While Davis is headlining a June 15 pay-per-view card in Las Vegas against Martin, Lomachenko also has another strongly positioned champion in WBC belt holder Shakur Stevenson, 26, and expected new WBO champion Emanuel Navarrete, 29, waiting for him.

Top Rank’s Bob Arum, who promotes both Lomachenko and Stevenson for now, said last week that he wants to pit those two against each other.

Even if Stevenson, with his Top Rank contract expiring following his July 6 bout, defects to another promoter, Navarrete, pursuing a fourth division belt Saturday in his WBO lightweight title fight in San Diego, could provide a tantalizing test.

Creating this buzz was the work of Lomachenko, who, by knocking out Kambosos, did what current 140-pound champions Devin Haney and Teofimo Lopez couldn’t do against the rugged Australian.

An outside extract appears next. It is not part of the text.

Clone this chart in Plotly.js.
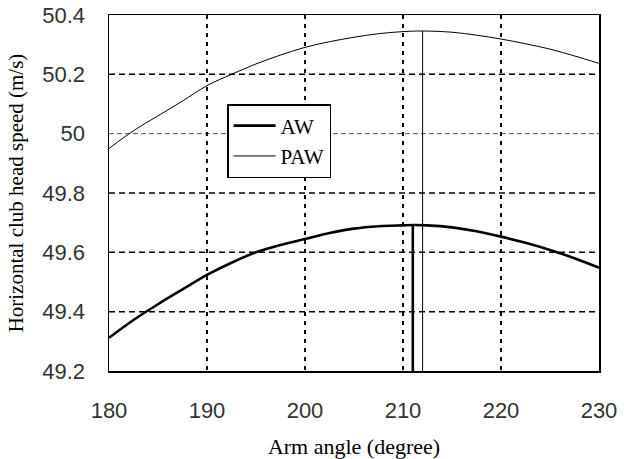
<!DOCTYPE html>
<html>
<head>
<meta charset="utf-8">
<script src="https://cdn.plot.ly/plotly-3.0.1.min.js"></script>
<style>html,body{margin:0;padding:0;background:#fff;}#chart{width:624px;height:459px;}</style>
</head>
<body>
<div id="chart"></div>
<script>
// Arm angle (degree)
const armAngleAW = [180, 182.5, 185, 187.5, 190, 192.5, 195, 197.5, 200, 202.5, 205, 207.5, 210, 211, 212.5, 215, 217.5, 220, 222.5, 225, 227.5, 230];
const speedAW    = [49.312, 49.372, 49.425, 49.475, 49.524, 49.565, 49.600, 49.625, 49.645, 49.665, 49.680, 49.688, 49.691, 49.692, 49.691, 49.684, 49.671, 49.653, 49.632, 49.608, 49.580, 49.548];
const armAnglePAW = [180, 182.5, 185, 187.5, 190, 192.5, 195, 197.5, 200, 202.5, 205, 207.5, 210, 212, 215, 217.5, 220, 222.5, 225, 227.5, 230];
const speedPAW    = [49.95, 50.01, 50.06, 50.11, 50.162, 50.20, 50.235, 50.265, 50.291, 50.31, 50.325, 50.337, 50.344, 50.346, 50.342, 50.332, 50.319, 50.303, 50.285, 50.262, 50.237];
const xTicks = [180, 190, 200, 210, 220, 230];
const yTicks = [49.2, 49.4, 49.6, 49.8, 50, 50.2, 50.4];
const seriesNames = ['AW', 'PAW'];

const yMin = yTicks[0], yMax = yTicks[yTicks.length - 1];
function peakIdx(arr) { let m = 0; arr.forEach((v, i) => { if (v > arr[m]) m = i; }); return m; }
const iAW = peakIdx(speedAW), iPAW = peakIdx(speedPAW);

const traces = [
  {x: armAngleAW, y: speedAW, mode: 'lines', name: seriesNames[0], line: {color: '#000', width: 2.6, shape: 'spline'}},
  {x: armAnglePAW, y: speedPAW, mode: 'lines', name: seriesNames[1], line: {color: '#000', width: 1, shape: 'spline'}},
  {x: [armAngleAW[iAW], armAngleAW[iAW]], y: [yMin, speedAW[iAW]], mode: 'lines', showlegend: false, line: {color: '#000', width: 2.6}},
  {x: [armAnglePAW[iPAW], armAnglePAW[iPAW]], y: [yMin, speedPAW[iPAW]], mode: 'lines', showlegend: false, line: {color: '#000', width: 1}}
];

const shapes = yTicks.slice(1, -1).map(v => ({
  type: 'line', xref: 'paper', x0: 0, x1: 1, yref: 'y', y0: v, y1: v, layer: 'below',
  line: {color: v === 50 ? '#555' : '#000', width: v === 50 ? 1 : 1.5, dash: v === 50 ? '5px,3px' : '6px,4px'}
}));

const tickFont = {family: '"Liberation Sans Narrow", "Liberation Sans", Arial, sans-serif', size: 22, color: '#333'};
const serif = '"Liberation Serif", "Times New Roman", serif';

const layout = {
  width: 624, height: 459,
  margin: {l: 109, r: 25, t: 15, b: 88},
  paper_bgcolor: '#fff', plot_bgcolor: '#fff',
  showlegend: true,
  legend: {x: 0.241, y: 0.75, xanchor: 'left', yanchor: 'top', bgcolor: '#fff', bordercolor: '#000', borderwidth: 1.5,
           font: {family: serif, size: 21, color: '#000'}, tracegroupgap: 0, itemwidth: 42},
  xaxis: {range: [xTicks[0], xTicks[xTicks.length - 1]], tickvals: xTicks, ticktext: xTicks.map(String),
          showgrid: true, gridcolor: '#000', gridwidth: 1.5, griddash: '4px,5px',
          showline: true, linecolor: '#000', linewidth: 1.5, mirror: true, zeroline: false,
          ticks: '', ticklabelstandoff: 19, tickfont: tickFont,
          title: {text: 'Arm angle (degree)', font: {family: serif, size: 22, color: '#000'}, standoff: 18}},
  yaxis: {range: [yMin, yMax], tickvals: yTicks, ticktext: yTicks.map(v => String(v)),
          showgrid: false,
          showline: true, linecolor: '#000', linewidth: 1.5, mirror: true, zeroline: false,
          ticks: '', ticklabelstandoff: 18, tickfont: tickFont,
          title: {text: 'Horizontal club head speed (m/s)', font: {family: serif, size: 21, color: '#000'}, standoff: 13}},
  shapes: shapes
};

Plotly.newPlot('chart', traces, layout, {displayModeBar: false, staticPlot: true});
</script>
</body>
</html>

With Kambosos fading in the 11th, Lomachenko went for the kill with a liver shot that first knocked down the former champion, whose beating silenced his supportive crowd estimated around 15,000 at RAC Arena.

Kambosos got up from that knockdown, but the savvy Lomachenko went right back to the body and battered Kambosos with two hard punches that sent the referee to wave off the bout right as Kambosos’ father threw in the towel.

Lomachenko was sharp from the first round, and stepped hard on the gas in the fourth, outlanding Kambosos 21-1, according to CompuBox, by battering the home-country fighter with creative maneuvering as the one-dimensional former lightweight titleholder was reduced to being a one-trick pony.

Kambosos hoped his union with new trainer Anton Kadushin would create a better solution to the dynamic Lomachenko, a two-time Olympic gold medalist and three-division world champion seeking to win his first title bout since 2019.

An extended break to assist in the Ukrainian war effort, surrounded by narrow losses on the scorecards to Lopez and Haney, sidelined Lomachenko from the discussion over who stood tallest among the young core of Haney, Lopez, Davis and Ryan Garcia.

Consider Sunday morning’s victory in Perth his re-entry into the conversation.